* _What the exercise asks_
From the first line of the data below through the line holding "60, interval: 20", output each line exactly and leave the pictures out.
------------------------------------------------------------------------
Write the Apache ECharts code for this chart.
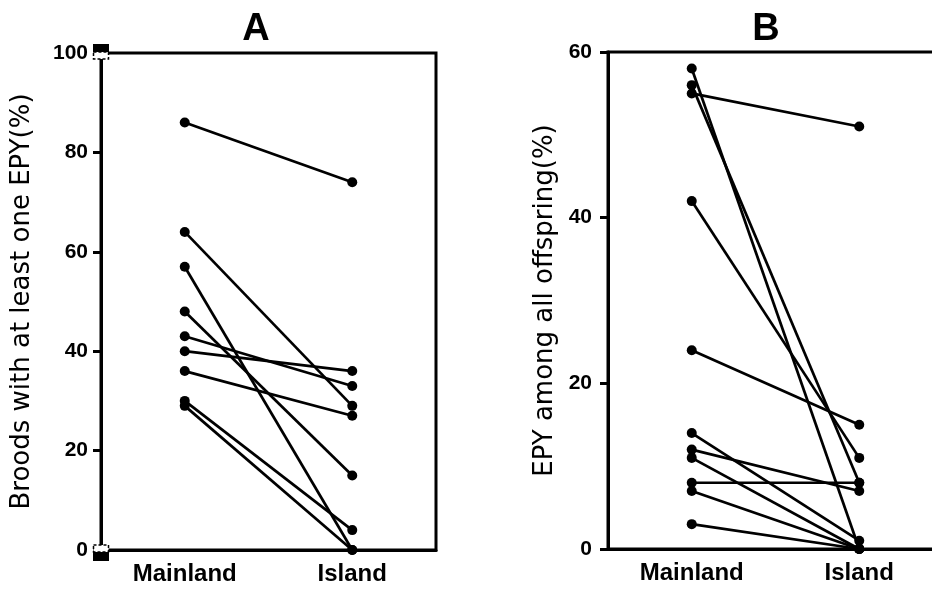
<!DOCTYPE html>
<html>
<head>
<meta charset="utf-8">
<script src="https://cdn.jsdelivr.net/npm/echarts@6/dist/echarts.min.js"></script>
<style>
  html, body { margin: 0; padding: 0; background: #fff; }
  #chart { width: 932px; height: 589px; }
</style>
</head>
<body>
<div id="chart"></div>
<script>
// paired values, one bird population per index
const categories = ['Mainland', 'Island'];

const mainlandA = [86, 64, 57, 48, 43, 40, 36, 30, 29];
const islandA   = [74, 29,  0, 15, 33, 36, 27,  4,  0];

const mainlandB = [58, 56, 55, 42, 24, 14, 12, 11, 8, 7, 3];
const islandB   = [ 0,  8, 51, 11, 15,  1,  7,  0, 8, 0, 0];

const ticksA = { min: 0, max: 100, interval: 20 };
const ticksB = { min: 0, max: 60, interval: 20 };

const FONT = 'Liberation Sans, Arial, sans-serif';
const NAME_FONT = 'DejaVu Sans, sans-serif';
// panel B's frame runs past the right edge of the picture, as in the source figure
const GRID_A = { left: 101, top: 53, width: 335, height: 497 };
const GRID_B = { left: 608, top: 52, width: 335, height: 497 };

const chart = echarts.init(document.getElementById('chart'));

function pairSeries(mainland, island, idx) {
  return mainland.map((m, i) => ({
    type: 'line',
    xAxisIndex: idx,
    yAxisIndex: idx,
    data: [m, island[i]],
    symbol: 'circle',
    symbolSize: 10,
    itemStyle: { color: '#000' },
    lineStyle: { color: '#000', width: 2.7 },
    animation: false,
    silent: true,
  }));
}

function xAxis(idx) {
  return {
    type: 'category',
    gridIndex: idx,
    data: categories,
    boundaryGap: true,
    axisLine: { lineStyle: { color: '#000', width: 3 } },
    axisTick: { show: false },
    axisLabel: { color: '#000', fontFamily: FONT, fontWeight: 'bold', fontSize: 24, margin: 12 },
  };
}

function yAxis(idx, t, name, gap, labelMargin) {
  return {
    type: 'value',
    gridIndex: idx,
    min: t.min, max: t.max, interval: t.interval,
    name,
    nameLocation: 'middle',
    nameGap: gap,
    nameTextStyle: { color: '#000', fontFamily: NAME_FONT, fontSize: 26 },
    splitLine: { show: false },
    axisLine: { show: true, lineStyle: { color: '#000', width: 3 } },
    axisTick: { show: true, length: 8, lineStyle: { color: '#000', width: 3 } },
    axisLabel: { color: '#000', fontFamily: FONT, fontWeight: 'bold', fontSize: 21, margin: labelMargin },
  };
}

const gridStyle = { show: true, borderColor: '#000', borderWidth: 3, outerBoundsMode: 'none', containLabel: false };

chart.setOption({
  backgroundColor: '#fff',
  title: [
    { text: 'A', left: 251, top: 6, textAlign: 'center',
      textStyle: { fontFamily: FONT, fontSize: 38, fontWeight: 'bold', color: '#000' } },
    { text: 'B', left: 761, top: 6, textAlign: 'center',
      textStyle: { fontFamily: FONT, fontSize: 38, fontWeight: 'bold', color: '#000' } },
  ],
  grid: [
    Object.assign({}, gridStyle, GRID_A),
    Object.assign({}, gridStyle, GRID_B),
  ],
  xAxis: [xAxis(0), xAxis(1)],
  yAxis: [
    yAxis(0, ticksA, 'Broods with at least one EPY(%)', 66, 13),
    yAxis(1, ticksB, 'EPY among all offspring(%)', 50, 16),
  ],
  series: [...pairSeries(mainlandA, islandA, 0), ...pairSeries(mainlandB, islandB, 1)],
});

// axis-break marks at both ends of panel A's y axis
const yTop = chart.convertToPixel({ gridIndex: 0 }, ['Mainland', ticksA.max])[1];
const yBot = chart.convertToPixel({ gridIndex: 0 }, ['Mainland', ticksA.min])[1];
const ax = GRID_A.left;
chart.setOption({
  graphic: [
    { type: 'rect', shape: { x: ax - 8, y: yTop - 9, width: 16, height: 8 }, style: { fill: '#000' }, z: 100 },
    { type: 'rect', shape: { x: ax - 7.5, y: yTop - 1, width: 15, height: 7 }, style: { fill: '#fff', stroke: '#000', lineWidth: 1.5, lineDash: [3, 2] }, z: 100 },
    { type: 'rect', shape: { x: ax - 7.5, y: yBot - 5, width: 15, height: 7 }, style: { fill: '#fff', stroke: '#000', lineWidth: 1.5, lineDash: [3, 2] }, z: 100 },
    { type: 'rect', shape: { x: ax - 8, y: yBot + 2, width: 16, height: 9 }, style: { fill: '#000' }, z: 100 },
  ],
});
</script>
</body>
</html>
------------------------------------------------------------------------
* _Result_
Write the Apache ECharts code for this chart.
<!DOCTYPE html>
<html>
<head>
<meta charset="utf-8">
<script src="https://cdn.jsdelivr.net/npm/echarts@6/dist/echarts.min.js"></script>
<style>
  html, body { margin: 0; padding: 0; background: #fff; }
  #chart { width: 932px; height: 589px; }
</style>
</head>
<body>
<div id="chart"></div>
<script>
// paired values, one bird population per index
const categories = ['Mainland', 'Island'];

const mainlandA = [86, 64, 57, 48, 43, 40, 36, 30, 29];
const islandA   = [74, 29,  0, 15, 33, 36, 27,  4,  0];

const mainlandB = [58, 56, 55, 42, 24, 14, 12, 11, 8, 7, 3];
const islandB   = [ 0,  8, 51, 11, 15,  1,  7,  0, 8, 0, 0];

const ticksA = { min: 0, max: 100, interval: 20 };
const ticksB = { min: 0, max: 60, interval: 20 };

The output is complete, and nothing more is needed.